**Written task:** Leave the pictures out. Retype exactly the lines below from the one containing "Write a component" through the one containing "const dccLabelX = [1.2, 4.95, 8.8];", and no others.

....

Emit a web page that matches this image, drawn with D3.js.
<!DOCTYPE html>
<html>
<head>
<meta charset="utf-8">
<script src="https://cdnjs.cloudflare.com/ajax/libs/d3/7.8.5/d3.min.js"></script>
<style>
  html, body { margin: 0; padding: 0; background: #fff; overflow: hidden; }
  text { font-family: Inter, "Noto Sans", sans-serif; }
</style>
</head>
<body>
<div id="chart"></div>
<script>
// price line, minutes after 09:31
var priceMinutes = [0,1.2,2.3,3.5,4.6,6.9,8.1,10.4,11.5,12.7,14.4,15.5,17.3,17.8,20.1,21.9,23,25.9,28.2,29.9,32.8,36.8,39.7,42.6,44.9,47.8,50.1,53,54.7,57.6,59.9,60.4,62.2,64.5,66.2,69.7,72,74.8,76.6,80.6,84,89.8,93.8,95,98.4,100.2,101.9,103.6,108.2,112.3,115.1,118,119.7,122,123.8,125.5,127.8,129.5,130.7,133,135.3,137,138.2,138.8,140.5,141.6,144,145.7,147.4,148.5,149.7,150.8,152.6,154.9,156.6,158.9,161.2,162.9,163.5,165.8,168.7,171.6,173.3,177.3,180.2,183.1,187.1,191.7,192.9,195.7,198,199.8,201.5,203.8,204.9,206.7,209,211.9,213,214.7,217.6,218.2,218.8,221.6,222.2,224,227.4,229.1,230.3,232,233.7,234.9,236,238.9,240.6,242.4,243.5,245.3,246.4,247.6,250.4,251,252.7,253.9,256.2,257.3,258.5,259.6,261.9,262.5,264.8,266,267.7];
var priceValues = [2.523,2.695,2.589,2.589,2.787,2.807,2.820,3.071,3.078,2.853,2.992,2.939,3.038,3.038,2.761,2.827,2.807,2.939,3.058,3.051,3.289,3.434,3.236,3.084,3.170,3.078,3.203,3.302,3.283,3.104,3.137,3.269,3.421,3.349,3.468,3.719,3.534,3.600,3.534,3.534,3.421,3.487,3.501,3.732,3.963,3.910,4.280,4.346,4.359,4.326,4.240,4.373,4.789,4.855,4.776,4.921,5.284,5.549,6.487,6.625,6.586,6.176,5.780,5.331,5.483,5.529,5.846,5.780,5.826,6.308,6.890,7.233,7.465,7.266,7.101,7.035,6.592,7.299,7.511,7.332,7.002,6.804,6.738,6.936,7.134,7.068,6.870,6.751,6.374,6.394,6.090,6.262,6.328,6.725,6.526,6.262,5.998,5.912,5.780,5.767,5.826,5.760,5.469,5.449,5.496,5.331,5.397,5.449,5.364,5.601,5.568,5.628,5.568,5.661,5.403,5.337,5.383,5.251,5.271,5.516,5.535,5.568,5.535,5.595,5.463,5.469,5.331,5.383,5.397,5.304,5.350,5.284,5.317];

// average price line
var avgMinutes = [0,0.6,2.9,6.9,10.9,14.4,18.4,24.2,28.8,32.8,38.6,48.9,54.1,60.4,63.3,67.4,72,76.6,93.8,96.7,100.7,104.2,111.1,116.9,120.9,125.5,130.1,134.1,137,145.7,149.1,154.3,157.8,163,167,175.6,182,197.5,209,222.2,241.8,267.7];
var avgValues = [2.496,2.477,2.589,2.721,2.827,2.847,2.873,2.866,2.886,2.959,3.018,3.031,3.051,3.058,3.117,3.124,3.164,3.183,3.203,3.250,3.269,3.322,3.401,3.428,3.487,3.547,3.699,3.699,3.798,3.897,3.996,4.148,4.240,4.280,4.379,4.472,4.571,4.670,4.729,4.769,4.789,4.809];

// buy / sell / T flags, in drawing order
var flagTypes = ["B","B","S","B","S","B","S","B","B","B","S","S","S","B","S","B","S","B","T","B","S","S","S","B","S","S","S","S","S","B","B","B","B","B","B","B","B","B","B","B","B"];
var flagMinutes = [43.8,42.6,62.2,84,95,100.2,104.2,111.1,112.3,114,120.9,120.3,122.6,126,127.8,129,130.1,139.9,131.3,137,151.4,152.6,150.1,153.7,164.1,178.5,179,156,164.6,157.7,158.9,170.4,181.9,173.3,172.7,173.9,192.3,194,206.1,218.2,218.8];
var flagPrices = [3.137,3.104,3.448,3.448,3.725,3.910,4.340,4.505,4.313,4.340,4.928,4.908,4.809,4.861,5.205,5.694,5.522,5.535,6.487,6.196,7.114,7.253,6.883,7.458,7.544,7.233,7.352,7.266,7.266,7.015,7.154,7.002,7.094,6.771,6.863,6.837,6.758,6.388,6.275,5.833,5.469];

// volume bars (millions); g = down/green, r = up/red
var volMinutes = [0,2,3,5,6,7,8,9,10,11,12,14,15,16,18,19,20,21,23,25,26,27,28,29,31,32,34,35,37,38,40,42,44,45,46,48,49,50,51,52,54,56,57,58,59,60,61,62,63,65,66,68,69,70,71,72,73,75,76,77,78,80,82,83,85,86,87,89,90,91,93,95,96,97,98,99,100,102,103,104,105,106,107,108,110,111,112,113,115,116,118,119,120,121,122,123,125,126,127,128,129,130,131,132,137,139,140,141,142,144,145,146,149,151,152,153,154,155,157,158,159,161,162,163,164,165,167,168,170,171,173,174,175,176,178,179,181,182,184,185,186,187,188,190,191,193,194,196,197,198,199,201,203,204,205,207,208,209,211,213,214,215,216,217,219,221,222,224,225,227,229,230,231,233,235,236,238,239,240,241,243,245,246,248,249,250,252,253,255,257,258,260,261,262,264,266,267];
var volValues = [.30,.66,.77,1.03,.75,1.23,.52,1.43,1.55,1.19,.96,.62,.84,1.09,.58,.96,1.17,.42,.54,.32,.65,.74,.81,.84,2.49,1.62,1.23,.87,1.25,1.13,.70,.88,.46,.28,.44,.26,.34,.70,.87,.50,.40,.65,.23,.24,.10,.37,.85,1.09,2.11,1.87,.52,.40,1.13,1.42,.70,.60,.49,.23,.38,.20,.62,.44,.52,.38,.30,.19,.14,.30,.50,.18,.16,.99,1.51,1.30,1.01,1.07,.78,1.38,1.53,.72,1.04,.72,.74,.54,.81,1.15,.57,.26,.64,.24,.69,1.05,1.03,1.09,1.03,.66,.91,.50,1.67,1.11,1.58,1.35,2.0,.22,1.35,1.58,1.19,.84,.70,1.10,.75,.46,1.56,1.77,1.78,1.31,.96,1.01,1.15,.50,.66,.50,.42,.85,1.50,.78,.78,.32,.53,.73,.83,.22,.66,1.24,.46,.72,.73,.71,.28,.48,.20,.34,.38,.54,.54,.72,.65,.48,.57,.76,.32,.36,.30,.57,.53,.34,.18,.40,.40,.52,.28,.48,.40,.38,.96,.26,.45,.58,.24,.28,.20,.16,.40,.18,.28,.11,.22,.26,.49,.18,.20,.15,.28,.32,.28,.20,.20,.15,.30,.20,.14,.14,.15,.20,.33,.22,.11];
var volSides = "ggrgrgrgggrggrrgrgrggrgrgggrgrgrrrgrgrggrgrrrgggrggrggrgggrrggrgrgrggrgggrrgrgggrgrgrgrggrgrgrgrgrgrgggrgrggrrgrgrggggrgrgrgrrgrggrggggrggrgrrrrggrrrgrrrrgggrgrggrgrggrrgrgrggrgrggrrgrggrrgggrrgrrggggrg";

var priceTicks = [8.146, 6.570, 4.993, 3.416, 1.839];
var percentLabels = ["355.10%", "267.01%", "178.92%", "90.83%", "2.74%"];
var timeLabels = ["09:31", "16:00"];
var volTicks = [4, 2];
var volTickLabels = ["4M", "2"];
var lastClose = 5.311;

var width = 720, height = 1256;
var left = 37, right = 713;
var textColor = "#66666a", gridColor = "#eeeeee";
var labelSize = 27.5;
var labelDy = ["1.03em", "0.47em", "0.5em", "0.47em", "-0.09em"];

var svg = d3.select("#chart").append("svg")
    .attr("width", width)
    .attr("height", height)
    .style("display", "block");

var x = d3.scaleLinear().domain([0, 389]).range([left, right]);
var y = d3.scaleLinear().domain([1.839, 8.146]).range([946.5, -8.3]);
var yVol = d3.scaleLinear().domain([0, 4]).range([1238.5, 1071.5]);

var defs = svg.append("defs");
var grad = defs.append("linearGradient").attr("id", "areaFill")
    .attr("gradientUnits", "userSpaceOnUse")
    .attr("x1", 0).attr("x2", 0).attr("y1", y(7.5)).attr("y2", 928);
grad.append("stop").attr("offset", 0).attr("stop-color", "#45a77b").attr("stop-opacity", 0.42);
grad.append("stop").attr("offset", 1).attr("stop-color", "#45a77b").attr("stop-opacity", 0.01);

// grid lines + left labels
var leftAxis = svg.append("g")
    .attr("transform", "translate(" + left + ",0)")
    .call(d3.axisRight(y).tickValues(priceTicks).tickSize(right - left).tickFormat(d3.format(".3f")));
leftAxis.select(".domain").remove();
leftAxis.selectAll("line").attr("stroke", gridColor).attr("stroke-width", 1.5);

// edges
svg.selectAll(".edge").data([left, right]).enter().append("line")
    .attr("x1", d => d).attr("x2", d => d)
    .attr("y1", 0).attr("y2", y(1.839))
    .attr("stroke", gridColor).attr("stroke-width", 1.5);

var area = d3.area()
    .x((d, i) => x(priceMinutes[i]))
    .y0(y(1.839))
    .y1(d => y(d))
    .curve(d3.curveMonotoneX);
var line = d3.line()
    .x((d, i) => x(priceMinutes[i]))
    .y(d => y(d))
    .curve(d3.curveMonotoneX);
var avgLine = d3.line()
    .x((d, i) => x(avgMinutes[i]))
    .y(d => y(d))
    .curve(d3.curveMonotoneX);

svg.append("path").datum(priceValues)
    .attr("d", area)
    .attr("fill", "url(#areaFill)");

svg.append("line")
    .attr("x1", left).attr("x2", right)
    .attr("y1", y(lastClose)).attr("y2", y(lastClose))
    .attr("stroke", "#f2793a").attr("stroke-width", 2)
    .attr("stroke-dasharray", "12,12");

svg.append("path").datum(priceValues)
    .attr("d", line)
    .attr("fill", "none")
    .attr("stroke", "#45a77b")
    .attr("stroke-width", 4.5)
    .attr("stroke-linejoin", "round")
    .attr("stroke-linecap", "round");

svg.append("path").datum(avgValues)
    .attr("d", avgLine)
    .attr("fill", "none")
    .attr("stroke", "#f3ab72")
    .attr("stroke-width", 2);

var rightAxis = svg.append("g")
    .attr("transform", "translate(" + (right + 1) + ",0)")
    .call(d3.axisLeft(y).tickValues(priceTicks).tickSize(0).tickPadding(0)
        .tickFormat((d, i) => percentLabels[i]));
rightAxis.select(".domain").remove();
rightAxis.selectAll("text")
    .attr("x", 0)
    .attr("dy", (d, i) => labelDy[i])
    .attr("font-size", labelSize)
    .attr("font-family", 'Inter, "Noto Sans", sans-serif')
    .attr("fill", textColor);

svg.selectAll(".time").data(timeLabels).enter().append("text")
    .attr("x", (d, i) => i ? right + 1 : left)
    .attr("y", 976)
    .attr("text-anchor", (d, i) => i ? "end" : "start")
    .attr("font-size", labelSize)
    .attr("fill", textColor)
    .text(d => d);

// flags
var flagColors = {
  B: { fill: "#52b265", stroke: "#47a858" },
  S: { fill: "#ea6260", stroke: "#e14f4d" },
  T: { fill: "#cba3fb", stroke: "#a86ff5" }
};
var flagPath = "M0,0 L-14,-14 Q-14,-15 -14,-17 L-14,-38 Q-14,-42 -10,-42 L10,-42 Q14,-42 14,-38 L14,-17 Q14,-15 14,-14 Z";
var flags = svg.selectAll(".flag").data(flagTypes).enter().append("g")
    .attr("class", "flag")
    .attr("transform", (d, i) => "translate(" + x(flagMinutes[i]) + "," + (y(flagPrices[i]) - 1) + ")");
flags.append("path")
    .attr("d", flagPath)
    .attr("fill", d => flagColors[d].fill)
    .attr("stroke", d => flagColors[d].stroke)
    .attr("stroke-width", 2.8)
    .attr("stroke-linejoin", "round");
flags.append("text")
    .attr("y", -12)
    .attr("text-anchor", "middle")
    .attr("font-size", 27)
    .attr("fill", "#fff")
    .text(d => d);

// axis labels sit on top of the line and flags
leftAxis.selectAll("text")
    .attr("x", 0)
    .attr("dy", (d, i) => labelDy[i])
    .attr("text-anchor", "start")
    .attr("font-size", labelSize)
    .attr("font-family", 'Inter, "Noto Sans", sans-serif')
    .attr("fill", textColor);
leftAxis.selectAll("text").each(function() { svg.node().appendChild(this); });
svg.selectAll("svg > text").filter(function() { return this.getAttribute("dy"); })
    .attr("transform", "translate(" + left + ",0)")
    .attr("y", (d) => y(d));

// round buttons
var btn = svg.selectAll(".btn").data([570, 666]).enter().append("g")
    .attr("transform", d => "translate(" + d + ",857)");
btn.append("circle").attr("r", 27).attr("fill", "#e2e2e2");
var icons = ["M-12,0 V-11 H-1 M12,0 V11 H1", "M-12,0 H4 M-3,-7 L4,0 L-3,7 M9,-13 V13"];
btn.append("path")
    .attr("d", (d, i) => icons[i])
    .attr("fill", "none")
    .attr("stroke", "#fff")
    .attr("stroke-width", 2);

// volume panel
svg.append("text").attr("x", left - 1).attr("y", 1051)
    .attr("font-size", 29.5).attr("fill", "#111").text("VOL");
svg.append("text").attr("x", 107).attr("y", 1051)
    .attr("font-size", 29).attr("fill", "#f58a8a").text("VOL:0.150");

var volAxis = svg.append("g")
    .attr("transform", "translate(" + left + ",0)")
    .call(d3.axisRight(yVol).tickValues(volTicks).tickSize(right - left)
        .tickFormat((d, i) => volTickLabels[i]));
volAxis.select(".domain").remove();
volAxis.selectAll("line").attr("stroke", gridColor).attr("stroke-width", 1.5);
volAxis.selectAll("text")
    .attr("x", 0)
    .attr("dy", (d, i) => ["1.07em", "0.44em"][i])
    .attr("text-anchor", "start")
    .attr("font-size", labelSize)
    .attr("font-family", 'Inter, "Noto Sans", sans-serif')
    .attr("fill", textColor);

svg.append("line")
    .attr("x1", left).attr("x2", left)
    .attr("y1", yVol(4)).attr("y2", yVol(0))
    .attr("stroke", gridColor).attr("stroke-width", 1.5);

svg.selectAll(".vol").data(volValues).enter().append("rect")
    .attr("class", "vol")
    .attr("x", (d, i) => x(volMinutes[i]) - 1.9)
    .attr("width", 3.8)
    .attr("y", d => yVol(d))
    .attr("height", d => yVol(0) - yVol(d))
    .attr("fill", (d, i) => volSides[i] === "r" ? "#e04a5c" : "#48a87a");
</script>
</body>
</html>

....

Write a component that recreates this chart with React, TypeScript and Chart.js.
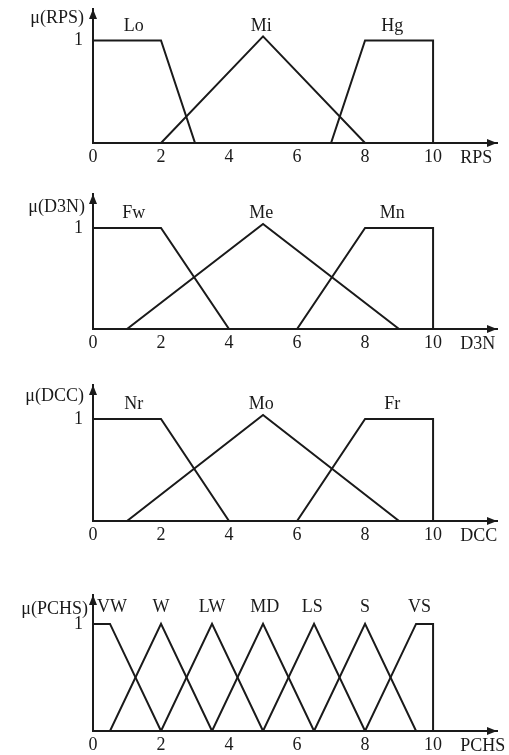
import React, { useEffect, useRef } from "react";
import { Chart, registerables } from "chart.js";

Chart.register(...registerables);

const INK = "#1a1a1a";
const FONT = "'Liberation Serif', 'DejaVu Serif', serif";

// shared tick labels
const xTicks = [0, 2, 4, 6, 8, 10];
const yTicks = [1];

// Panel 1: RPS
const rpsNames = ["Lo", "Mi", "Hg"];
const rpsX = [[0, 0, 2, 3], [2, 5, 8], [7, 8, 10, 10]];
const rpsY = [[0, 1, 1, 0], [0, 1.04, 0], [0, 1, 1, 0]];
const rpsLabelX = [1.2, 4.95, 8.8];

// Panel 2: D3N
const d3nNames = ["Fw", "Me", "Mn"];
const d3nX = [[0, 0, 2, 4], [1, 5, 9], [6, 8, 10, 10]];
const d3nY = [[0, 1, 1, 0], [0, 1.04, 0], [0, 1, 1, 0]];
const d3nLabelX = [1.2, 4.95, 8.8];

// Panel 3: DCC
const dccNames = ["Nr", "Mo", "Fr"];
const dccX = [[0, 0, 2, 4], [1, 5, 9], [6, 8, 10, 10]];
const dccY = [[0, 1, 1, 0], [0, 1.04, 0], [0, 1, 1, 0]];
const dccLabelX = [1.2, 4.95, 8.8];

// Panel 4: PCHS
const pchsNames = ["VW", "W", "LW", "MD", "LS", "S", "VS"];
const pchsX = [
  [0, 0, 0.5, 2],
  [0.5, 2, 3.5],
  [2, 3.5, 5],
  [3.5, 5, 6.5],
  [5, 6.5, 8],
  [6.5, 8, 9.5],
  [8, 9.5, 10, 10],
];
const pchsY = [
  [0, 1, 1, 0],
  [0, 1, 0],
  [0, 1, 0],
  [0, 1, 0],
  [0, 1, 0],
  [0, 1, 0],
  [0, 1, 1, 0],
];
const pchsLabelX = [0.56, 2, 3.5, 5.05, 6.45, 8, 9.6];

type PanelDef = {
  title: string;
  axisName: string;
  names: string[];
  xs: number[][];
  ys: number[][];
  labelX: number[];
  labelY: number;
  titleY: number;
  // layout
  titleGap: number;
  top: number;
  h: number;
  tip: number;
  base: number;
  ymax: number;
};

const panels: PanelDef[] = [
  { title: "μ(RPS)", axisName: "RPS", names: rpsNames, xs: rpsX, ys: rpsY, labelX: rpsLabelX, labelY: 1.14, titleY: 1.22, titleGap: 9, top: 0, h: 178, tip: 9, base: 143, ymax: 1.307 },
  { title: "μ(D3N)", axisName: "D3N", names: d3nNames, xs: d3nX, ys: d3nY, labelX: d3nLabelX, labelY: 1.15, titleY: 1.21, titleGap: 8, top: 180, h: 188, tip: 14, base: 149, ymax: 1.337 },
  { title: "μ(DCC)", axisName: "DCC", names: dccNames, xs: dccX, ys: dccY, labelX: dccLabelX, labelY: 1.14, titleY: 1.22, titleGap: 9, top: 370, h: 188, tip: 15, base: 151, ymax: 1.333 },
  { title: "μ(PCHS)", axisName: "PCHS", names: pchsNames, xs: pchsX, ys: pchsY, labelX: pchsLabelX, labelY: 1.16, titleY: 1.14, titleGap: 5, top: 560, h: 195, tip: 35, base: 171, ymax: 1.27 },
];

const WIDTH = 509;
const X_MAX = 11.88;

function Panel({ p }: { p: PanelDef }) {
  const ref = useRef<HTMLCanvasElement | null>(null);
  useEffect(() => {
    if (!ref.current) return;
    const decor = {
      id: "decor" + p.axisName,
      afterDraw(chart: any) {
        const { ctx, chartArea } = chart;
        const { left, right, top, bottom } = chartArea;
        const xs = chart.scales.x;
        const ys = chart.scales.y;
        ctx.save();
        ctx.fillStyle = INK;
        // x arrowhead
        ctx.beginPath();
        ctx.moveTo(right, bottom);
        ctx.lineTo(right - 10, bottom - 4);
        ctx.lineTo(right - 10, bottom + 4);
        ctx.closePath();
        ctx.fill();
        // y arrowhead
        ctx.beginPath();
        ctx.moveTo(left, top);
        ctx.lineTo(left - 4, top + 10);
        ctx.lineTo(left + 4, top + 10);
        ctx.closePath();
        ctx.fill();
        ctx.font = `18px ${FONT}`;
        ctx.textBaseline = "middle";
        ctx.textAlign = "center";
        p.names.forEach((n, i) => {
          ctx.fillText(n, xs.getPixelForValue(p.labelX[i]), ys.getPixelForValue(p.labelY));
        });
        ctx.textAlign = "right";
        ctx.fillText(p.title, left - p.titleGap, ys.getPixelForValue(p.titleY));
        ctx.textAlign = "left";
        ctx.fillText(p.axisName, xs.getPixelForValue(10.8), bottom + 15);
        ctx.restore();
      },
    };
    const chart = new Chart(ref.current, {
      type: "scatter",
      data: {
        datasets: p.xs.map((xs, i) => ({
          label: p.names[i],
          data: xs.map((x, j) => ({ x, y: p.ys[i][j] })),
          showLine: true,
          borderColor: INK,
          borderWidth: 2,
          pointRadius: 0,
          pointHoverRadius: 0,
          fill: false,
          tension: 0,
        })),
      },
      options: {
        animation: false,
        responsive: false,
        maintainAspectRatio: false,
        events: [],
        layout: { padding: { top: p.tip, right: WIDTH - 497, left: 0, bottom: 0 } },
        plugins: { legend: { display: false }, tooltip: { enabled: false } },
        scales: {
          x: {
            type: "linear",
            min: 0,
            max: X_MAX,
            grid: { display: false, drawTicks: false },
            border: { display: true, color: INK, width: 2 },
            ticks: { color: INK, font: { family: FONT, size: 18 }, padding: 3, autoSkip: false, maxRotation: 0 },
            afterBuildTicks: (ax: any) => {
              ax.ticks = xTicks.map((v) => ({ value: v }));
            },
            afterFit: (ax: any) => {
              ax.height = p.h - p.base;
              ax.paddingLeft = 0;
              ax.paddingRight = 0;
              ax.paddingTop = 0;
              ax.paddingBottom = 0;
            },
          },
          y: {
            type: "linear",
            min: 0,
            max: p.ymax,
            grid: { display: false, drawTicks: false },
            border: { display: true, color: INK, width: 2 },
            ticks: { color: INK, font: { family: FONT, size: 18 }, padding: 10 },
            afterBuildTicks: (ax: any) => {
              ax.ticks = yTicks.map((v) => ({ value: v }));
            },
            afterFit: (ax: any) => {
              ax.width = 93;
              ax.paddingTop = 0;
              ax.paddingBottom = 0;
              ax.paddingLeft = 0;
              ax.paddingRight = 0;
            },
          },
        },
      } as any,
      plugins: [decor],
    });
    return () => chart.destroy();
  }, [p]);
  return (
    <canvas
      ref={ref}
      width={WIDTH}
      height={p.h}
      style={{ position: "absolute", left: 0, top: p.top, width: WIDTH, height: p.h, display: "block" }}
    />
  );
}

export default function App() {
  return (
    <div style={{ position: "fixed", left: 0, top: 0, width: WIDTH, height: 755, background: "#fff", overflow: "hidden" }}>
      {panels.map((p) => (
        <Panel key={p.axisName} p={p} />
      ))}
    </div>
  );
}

....

**Correct result:**
Write a component that recreates this chart with React, TypeScript and Chart.js.
import React, { useEffect, useRef } from "react";
import { Chart, registerables } from "chart.js";

Chart.register(...registerables);

const INK = "#1a1a1a";
const FONT = "'Liberation Serif', 'DejaVu Serif', serif";

// shared tick labels
const xTicks = [0, 2, 4, 6, 8, 10];
const yTicks = [1];

// Panel 1: RPS
const rpsNames = ["Lo", "Mi", "Hg"];
const rpsX = [[0, 0, 2, 3], [2, 5, 8], [7, 8, 10, 10]];
const rpsY = [[0, 1, 1, 0], [0, 1.04, 0], [0, 1, 1, 0]];
const rpsLabelX = [1.2, 4.95, 8.8];

// Panel 2: D3N
const d3nNames = ["Fw", "Me", "Mn"];
const d3nX = [[0, 0, 2, 4], [1, 5, 9], [6, 8, 10, 10]];
const d3nY = [[0, 1, 1, 0], [0, 1.04, 0], [0, 1, 1, 0]];
const d3nLabelX = [1.2, 4.95, 8.8];

// Panel 3: DCC
const dccNames = ["Nr", "Mo", "Fr"];
const dccX = [[0, 0, 2, 4], [1, 5, 9], [6, 8, 10, 10]];
const dccY = [[0, 1, 1, 0], [0, 1.04, 0], [0, 1, 1, 0]];
const dccLabelX = [1.2, 4.95, 8.8];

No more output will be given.